Pretrained model to use for fine-tuning. Defaults to SmolLM3. May be a Hugging Face model ID (loaded from the Hugging Face Hub or cache) or a local path. See security note in docs before using untrusted sources.

quantize_model pydantic-field

Whether to quantize the model during training. This can reduce memory usage and potentially speed up training, but may also impact model accuracy.

quantization_bits pydantic-field

Deprecated: use quantization_scheme instead. Bit width for bitsandbytes quantization when quantization_scheme is not set (back-compat alias: 4 → bnb-4bit, 8 → bnb-8bit).

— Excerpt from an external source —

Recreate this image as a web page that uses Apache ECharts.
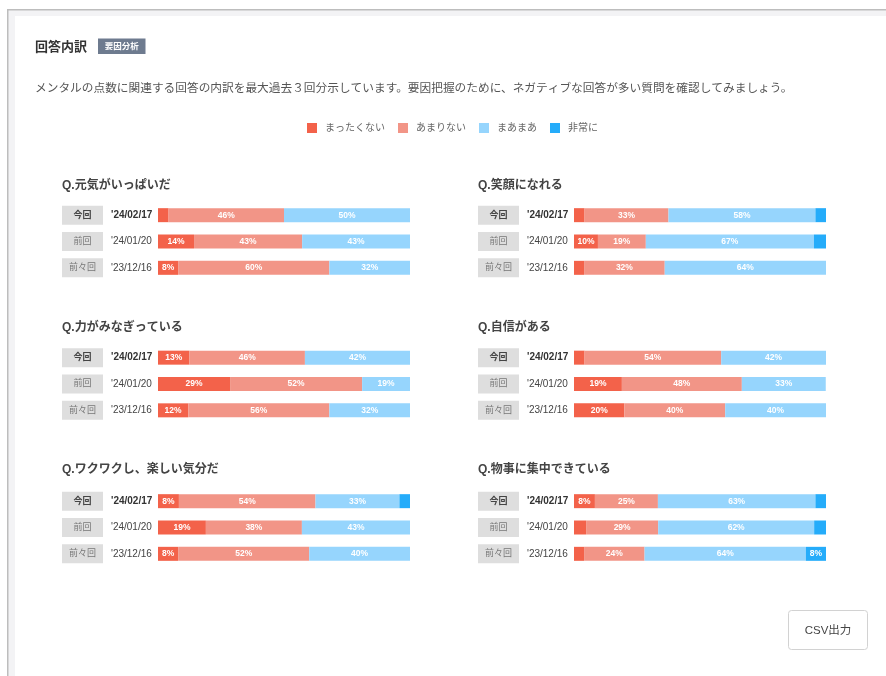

quantization_scheme pydantic-field

Quantization scheme to use when quantize_model=True. Accepts bnb-4bit, bnb-8bit, fp8, nvfp4, or mxfp4. If unset, falls back to quantization_bits for backward compatibility. Non-bitsandbytes schemes are incompatible with peft_implementation='loftq'.

peft_implementation pydantic-field

The PEFT (Parameter-Efficient Fine-Tuning) implementation to use. Options: 'lora' for Low-Rank Adaptation, 'QLORA' for Quantized LoRA.

max_vram_fraction pydantic-field

The fraction of the total VRAM to use for training. Modify this to allow longer sequences. Must be in [0, 1].

attn_implementation pydantic-field

The attention implementation to use for model loading. Default uses 'sdpa' (PyTorch scaled dot product attention) for broad compatibility. Other common values: 'flash_attention_2' (requires flash-attn pip package), 'flash_attention_3' (requires flash-attn-3 support), 'eager' (standard PyTorch). Custom HuggingFace Kernels Hub paths (e.g. 'kernels-community/flash-attn2') are also supported.

effective_batch_size property

Effective batch size = batch_size * gradient_accumulation_steps.

This is the number of examples that contribute to each optimizer update (the "global" batch seen by the loss curve). Canonical source for any caller that needs this product -- used by preflight checks and logged by the training callbacks.